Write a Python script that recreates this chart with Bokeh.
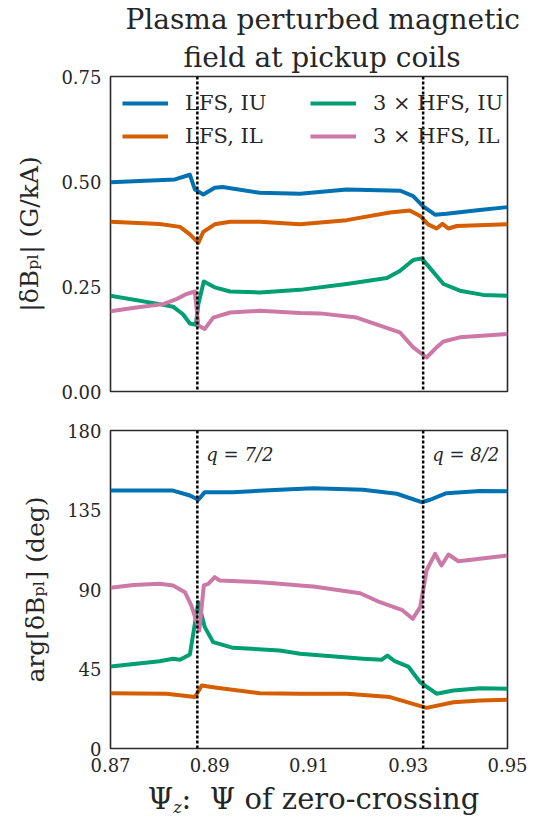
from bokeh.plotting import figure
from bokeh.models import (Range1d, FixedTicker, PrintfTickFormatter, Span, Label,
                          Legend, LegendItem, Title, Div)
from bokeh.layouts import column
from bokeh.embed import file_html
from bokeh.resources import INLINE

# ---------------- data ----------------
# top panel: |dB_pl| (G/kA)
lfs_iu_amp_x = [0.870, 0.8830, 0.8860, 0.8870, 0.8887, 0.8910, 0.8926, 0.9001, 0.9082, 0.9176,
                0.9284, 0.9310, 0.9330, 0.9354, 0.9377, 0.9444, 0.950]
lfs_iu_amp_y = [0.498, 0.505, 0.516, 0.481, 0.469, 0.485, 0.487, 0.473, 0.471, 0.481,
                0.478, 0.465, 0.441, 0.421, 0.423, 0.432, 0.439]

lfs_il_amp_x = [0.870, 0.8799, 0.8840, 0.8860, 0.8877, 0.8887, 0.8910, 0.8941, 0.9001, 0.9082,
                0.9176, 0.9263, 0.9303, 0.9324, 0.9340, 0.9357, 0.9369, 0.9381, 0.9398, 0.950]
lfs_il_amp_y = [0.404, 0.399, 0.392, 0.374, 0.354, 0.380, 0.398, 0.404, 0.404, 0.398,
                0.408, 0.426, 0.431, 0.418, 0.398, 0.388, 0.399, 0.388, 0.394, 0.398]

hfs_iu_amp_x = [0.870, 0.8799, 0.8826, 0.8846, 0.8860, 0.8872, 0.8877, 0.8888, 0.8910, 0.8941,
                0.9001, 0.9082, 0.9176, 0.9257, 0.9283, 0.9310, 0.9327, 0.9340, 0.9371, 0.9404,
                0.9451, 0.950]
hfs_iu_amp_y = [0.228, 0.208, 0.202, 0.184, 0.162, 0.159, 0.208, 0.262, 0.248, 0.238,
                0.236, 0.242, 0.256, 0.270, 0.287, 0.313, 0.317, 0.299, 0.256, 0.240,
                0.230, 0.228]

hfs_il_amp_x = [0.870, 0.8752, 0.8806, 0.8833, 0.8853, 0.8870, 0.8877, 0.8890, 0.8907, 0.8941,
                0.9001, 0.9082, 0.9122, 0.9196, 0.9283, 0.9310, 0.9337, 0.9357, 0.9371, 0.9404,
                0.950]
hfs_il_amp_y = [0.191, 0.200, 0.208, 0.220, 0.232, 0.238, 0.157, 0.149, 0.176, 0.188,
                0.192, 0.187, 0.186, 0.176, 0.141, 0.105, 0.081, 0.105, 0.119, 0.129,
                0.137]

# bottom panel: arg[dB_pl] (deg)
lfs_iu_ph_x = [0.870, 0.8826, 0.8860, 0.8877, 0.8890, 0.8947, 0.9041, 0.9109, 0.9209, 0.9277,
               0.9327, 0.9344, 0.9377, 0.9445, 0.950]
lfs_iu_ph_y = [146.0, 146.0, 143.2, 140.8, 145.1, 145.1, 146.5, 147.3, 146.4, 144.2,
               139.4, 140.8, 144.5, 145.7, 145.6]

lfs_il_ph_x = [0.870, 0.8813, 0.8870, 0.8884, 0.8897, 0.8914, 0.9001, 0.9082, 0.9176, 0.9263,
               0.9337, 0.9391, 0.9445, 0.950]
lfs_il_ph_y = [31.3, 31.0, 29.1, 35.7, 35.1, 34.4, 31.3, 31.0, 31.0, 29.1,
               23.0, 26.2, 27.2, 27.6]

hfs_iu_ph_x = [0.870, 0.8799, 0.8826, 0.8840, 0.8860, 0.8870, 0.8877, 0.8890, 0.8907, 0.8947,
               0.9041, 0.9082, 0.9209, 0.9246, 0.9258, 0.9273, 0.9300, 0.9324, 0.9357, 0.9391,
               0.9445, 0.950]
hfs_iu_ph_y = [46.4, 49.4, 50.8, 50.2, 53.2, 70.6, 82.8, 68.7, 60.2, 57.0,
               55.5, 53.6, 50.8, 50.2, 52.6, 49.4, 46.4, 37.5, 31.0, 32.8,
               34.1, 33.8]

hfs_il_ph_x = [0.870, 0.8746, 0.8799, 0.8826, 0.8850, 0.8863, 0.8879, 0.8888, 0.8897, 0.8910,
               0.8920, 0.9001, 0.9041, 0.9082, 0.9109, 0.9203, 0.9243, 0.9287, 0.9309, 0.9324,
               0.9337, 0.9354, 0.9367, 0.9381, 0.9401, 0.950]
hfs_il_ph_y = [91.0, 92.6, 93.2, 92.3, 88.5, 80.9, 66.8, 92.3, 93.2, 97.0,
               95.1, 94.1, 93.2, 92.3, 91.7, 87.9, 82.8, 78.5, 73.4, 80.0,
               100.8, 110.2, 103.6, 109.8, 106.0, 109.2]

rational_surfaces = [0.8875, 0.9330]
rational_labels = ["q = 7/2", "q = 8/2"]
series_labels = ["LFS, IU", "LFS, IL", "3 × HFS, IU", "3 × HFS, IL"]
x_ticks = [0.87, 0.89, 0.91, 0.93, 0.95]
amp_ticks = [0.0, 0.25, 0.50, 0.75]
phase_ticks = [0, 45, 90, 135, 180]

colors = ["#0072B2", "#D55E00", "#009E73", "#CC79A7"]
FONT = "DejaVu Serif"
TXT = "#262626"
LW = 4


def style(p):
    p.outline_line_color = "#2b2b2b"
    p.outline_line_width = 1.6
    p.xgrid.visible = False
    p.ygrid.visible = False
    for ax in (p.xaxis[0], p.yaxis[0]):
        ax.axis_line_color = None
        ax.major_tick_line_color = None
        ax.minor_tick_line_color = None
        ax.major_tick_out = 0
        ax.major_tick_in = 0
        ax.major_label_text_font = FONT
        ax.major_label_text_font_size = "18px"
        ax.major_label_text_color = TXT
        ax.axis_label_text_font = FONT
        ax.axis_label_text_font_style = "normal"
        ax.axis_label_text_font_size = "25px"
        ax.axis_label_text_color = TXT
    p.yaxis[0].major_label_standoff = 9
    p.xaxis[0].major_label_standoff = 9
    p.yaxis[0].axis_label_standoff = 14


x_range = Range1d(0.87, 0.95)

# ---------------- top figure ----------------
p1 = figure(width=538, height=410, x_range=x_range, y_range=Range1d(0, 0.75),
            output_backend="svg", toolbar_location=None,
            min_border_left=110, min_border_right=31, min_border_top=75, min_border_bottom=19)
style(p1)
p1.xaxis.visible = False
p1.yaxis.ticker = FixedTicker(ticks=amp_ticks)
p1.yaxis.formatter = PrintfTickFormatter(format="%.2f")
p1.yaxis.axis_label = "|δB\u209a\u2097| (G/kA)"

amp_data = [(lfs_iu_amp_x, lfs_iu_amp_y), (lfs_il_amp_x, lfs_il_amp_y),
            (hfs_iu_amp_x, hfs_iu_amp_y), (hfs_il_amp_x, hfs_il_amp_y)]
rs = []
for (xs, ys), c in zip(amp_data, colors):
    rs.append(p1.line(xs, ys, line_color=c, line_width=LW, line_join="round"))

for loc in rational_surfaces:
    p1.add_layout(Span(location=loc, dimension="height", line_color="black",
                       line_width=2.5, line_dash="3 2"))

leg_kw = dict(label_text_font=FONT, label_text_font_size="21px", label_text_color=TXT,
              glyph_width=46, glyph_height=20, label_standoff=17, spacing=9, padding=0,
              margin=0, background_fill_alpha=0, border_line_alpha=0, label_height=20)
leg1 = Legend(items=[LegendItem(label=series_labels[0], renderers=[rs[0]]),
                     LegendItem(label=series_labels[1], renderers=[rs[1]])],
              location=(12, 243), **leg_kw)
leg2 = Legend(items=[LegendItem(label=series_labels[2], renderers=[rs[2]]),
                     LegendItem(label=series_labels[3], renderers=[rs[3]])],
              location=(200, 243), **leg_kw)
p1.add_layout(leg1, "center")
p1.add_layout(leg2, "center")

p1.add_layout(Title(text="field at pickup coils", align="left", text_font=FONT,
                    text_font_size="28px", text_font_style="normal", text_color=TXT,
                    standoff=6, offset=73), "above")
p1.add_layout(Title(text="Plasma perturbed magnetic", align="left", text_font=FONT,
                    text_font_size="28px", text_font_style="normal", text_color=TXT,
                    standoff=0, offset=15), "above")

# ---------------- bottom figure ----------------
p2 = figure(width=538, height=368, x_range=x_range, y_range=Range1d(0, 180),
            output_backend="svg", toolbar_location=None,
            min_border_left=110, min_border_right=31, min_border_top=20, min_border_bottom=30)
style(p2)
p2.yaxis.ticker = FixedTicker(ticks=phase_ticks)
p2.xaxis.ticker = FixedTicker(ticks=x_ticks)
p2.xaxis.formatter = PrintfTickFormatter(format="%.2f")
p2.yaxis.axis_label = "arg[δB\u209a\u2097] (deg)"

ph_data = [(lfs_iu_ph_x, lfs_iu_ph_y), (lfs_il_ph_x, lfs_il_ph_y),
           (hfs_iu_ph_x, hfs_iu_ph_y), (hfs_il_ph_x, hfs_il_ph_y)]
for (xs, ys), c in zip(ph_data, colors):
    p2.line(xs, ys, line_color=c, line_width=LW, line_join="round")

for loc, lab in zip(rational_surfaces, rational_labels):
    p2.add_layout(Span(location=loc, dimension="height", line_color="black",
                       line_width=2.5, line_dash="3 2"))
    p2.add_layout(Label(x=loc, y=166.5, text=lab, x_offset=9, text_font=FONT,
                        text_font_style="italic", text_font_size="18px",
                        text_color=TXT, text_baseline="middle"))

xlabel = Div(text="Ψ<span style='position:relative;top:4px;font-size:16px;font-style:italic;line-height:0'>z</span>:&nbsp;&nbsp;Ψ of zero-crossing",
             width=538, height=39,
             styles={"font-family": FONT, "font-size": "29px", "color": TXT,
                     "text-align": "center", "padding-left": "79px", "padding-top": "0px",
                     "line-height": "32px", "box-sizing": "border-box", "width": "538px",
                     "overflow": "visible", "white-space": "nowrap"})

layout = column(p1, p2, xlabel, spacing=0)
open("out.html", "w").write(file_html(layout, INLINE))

### AIM
Skip the pictures, please, and transcribe only the lines from the beginning of the material through the one that contains "0.388, 0.394, 0.398]".

### TASK RESULT
Write a Python script that recreates this chart with Bokeh.
from bokeh.plotting import figure
from bokeh.models import (Range1d, FixedTicker, PrintfTickFormatter, Span, Label,
                          Legend, LegendItem, Title, Div)
from bokeh.layouts import column
from bokeh.embed import file_html
from bokeh.resources import INLINE

# ---------------- data ----------------
# top panel: |dB_pl| (G/kA)
lfs_iu_amp_x = [0.870, 0.8830, 0.8860, 0.8870, 0.8887, 0.8910, 0.8926, 0.9001, 0.9082, 0.9176,
                0.9284, 0.9310, 0.9330, 0.9354, 0.9377, 0.9444, 0.950]
lfs_iu_amp_y = [0.498, 0.505, 0.516, 0.481, 0.469, 0.485, 0.487, 0.473, 0.471, 0.481,
                0.478, 0.465, 0.441, 0.421, 0.423, 0.432, 0.439]

lfs_il_amp_x = [0.870, 0.8799, 0.8840, 0.8860, 0.8877, 0.8887, 0.8910, 0.8941, 0.9001, 0.9082,
                0.9176, 0.9263, 0.9303, 0.9324, 0.9340, 0.9357, 0.9369, 0.9381, 0.9398, 0.950]
lfs_il_amp_y = [0.404, 0.399, 0.392, 0.374, 0.354, 0.380, 0.398, 0.404, 0.404, 0.398,
                0.408, 0.426, 0.431, 0.418, 0.398, 0.388, 0.399, 0.388, 0.394, 0.398]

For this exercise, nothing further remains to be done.